With only 18 days until theaters fill with families ready for another round with Woody, Buzz, and Jessie, the anticipation feels like the final minutes before tip-off. Tickets are moving fast. The story hits different this time because the threat is not another toy villain. It is something every parent and kid recognizes instantly.
First Trailer Breakdown: The Moments That Hit Hardest
The trailer opens on familiar ground. Woody’s steady drawl cuts through the quiet of Bonnie’s room. Buzz stands tall beside him. Then the camera shifts and you see it — a sleek green frog-shaped tablet glowing on the bed. Its screen lights up with a confident digital smile. The line lands clean: “The age of toys is over…?”
That single question carries the whole film’s weight. Lilypad, voiced by Greta Lee, does not yell or scheme in the shadows. She simply exists. Unlimited screen time. Instant answers. Endless games. The toys watch Bonnie’s attention drift and you feel the shift in the room. No explosions yet. Just the slow realization that their world is changing faster than they can keep up.

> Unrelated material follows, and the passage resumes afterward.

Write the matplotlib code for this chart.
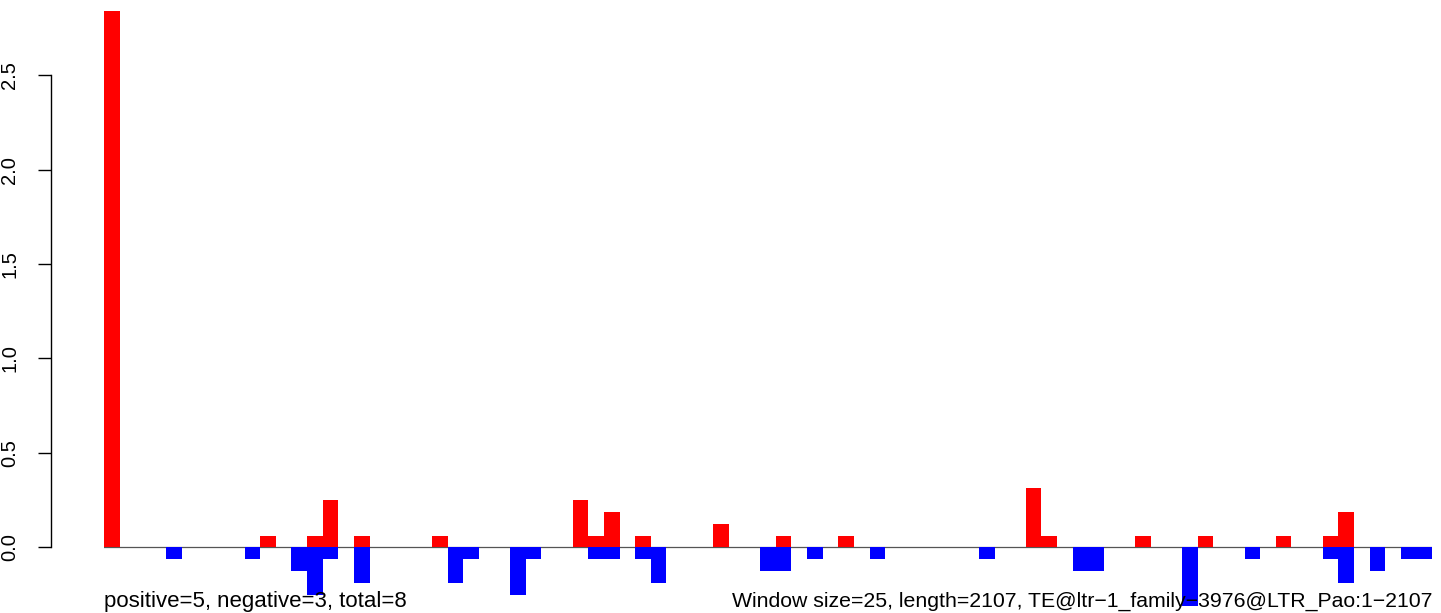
import matplotlib
matplotlib.use("Agg")
import matplotlib.pyplot as plt
import numpy as np

# window values (85 windows of size 25 over length 2107)
positive = [2.84, 0, 0, 0, 0, 0, 0, 0, 0, 0,
            0.0625, 0, 0, 0.0625, 0.25, 0, 0.0625, 0, 0, 0,
            0, 0.0625, 0, 0, 0, 0, 0, 0, 0, 0,
            0.25, 0.0625, 0.1875, 0, 0.0625, 0, 0, 0, 0, 0.125,
            0, 0, 0, 0.0625, 0, 0, 0, 0.0625, 0, 0,
            0, 0, 0, 0, 0, 0, 0, 0, 0, 0.3125,
            0.0625, 0, 0, 0, 0, 0, 0.0625, 0, 0, 0,
            0.0625, 0, 0, 0, 0, 0.0625, 0, 0, 0.0625, 0.1875,
            0, 0, 0, 0, 0]
negative = [0, 0, 0, 0, -0.0625, 0, 0, 0, 0, -0.0625,
            0, 0, -0.125, -0.25, -0.0625, 0, -0.1875, 0, 0, 0,
            0, 0, -0.1875, -0.0625, 0, 0, -0.25, -0.0625, 0, 0,
            0, -0.0625, -0.0625, 0, -0.0625, -0.1875, 0, 0, 0, 0,
            0, 0, -0.125, -0.125, 0, -0.0625, 0, 0, 0, -0.0625,
            0, 0, 0, 0, 0, 0, -0.0625, 0, 0, 0,
            0, 0, -0.125, -0.125, 0, 0, 0, 0, 0, -0.3125,
            0, 0, 0, -0.0625, 0, 0, 0, 0, -0.0625, -0.1875,
            0, -0.125, 0, -0.0625, -0.0625]
y_ticks = [0.0, 0.5, 1.0, 1.5, 2.0, 2.5]
y_tick_labels = ["0.0", "0.5", "1.0", "1.5", "2.0", "2.5"]
left_text = "positive=5, negative=3, total=8"
right_text = "Window size=25, length=2107, TE@ltr\u22121_family\u22123976@LTR_Pao:1\u22122107"

plt.rcParams['font.family'] = ['Liberation Sans', 'DejaVu Sans']

W, H = 1441, 613
fig = plt.figure(figsize=(W / 100, H / 100), dpi=100)
ax = fig.add_axes([104 / W, 0, 1328 / W, 1])
n = len(positive)
x = np.arange(n)

zero_px = 547.3
ppu = 188.8
ax.set_xlim(0, n)
ax.set_ylim(-(H - zero_px) / ppu, zero_px / ppu)

ax.axhline(0, color="#555555", lw=0.9, zorder=1)
ax.bar(x, positive, width=1.0, align="edge", color="#FF0000", linewidth=0, zorder=2)
ax.bar(x, negative, width=1.0, align="edge", color="#0000FF", linewidth=0, zorder=2)

for s in ["top", "right", "bottom"]:
    ax.spines[s].set_visible(False)
ax.spines["left"].set_position(("outward", 53 * 0.72))
ax.spines["left"].set_bounds(0, 2.5)
ax.spines["left"].set_linewidth(1.0)
ax.set_xticks([])
ax.set_yticks(y_ticks)
ax.set_yticklabels(y_tick_labels, rotation=90, va="center", fontsize=14.5)
ax.tick_params(axis="y", length=13 * 0.72, width=1.0, pad=13.5)

fig.text(104 / W, (H - 607.5) / H, left_text, ha="left", va="baseline", fontsize=16, zorder=5)
fig.text(1432 / W, (H - 606.5) / H, right_text, ha="right", va="baseline", fontsize=15.3, zorder=5)

fig.savefig("out.png", dpi=100)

Jessie gets the first real confrontation. She charges the tablet on the bed, plastic arms flailing. Lilypad responds with pop-up windows and a calm voice. Suddenly an online bidding screen appears featuring Jessie’s face. It is a sharp callback to her past without feeling forced. The cowgirl freezes. The gang watches powerlessly. That moment lands heavier than any chase scene because it shows how easily the new tech can isolate what used to be unbreakable.
Buzz and Woody move next. They sprint across the comforter while pop-ups explode around them. The animation team went all out here. The lighting splits perfectly between the warm lamp glow on the toys and the cool blue glare from Lilypad’s screen. Every squeak of joint and every digital ping feels intentional. You can almost smell the plastic and the faint ozone of charging electronics.

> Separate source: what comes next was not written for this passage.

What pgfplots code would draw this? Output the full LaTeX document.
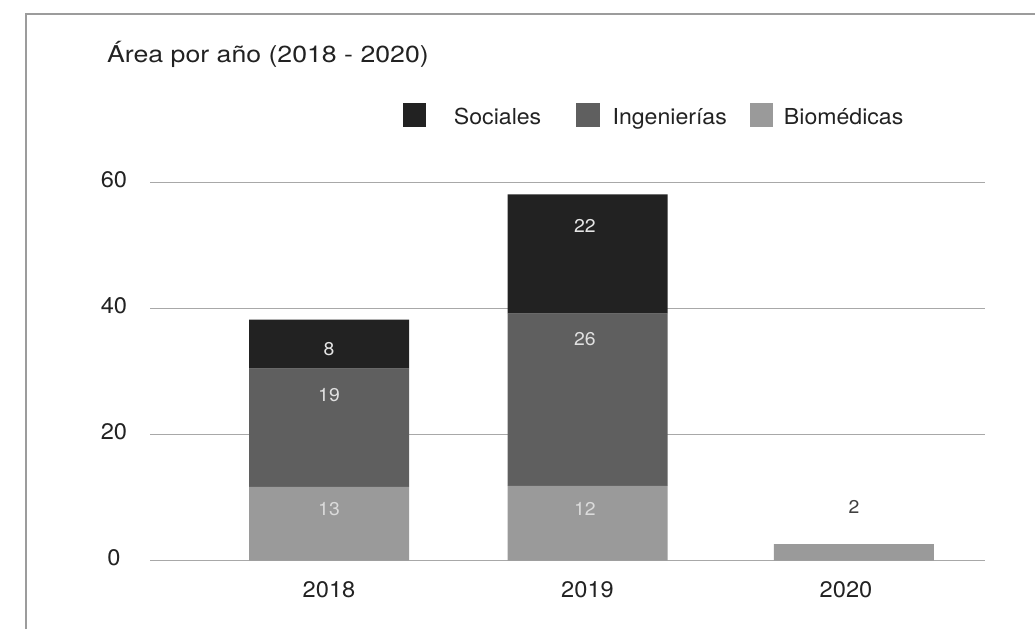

New faces appear in quick flashes that reward repeat views. A cool, sunglasses-wearing pizza slice toy voiced by Bad Bunny lounges in what looks like an abandoned backyard shed full of forgotten playthings. Alan Cumming brings a wild energy to a twisted version of Bullseye. These additions do not feel tacked on. They expand the toy universe while keeping the focus on the core group fighting for relevance.
Why the Theme Lands in 2026
Director Andrew Stanton and co-director Kenna Harris clearly watched real kids and real living rooms before writing this one. The trailer never lectures. It simply shows the quiet competition happening in homes every evening. Bonnie is not ignoring her toys out of malice. She is doing what millions of kids do now — reaching for the device that never runs out of new tricks.
The genius move is how the film refuses to declare a winner early. The toys are not trying to destroy the tablet. They are trying to prove they still belong. That tension gives the story room to breathe and gives longtime fans the emotional payoff they crave without repeating the same beats from the first four movies.
I sat through the trailer twice in one sitting. The second time the lump in my throat hit earlier. These characters raised a generation. Seeing them adapt instead of giving up feels right. It feels earned.
18 Days Out: What Fans Should Expect on June 19 2026
The June 19 2026 release date is locked. The final trailer that dropped in late May only added fuel. Expect bigger set pieces, deeper emotional swings, and at least one scene that will have parents and kids wiping eyes at the same time. Randy Newman returns with another perfect score that will thread nostalgia and new territory together.
This is the movie families will talk about all summer. The one that turns a simple tablet into the most relatable villain Pixar has ever created. The one that reminds everyone why these toys still matter when the lights go down and the screen fades to black.
Mark the calendar. Clear the evening. The gang is suiting up one more time.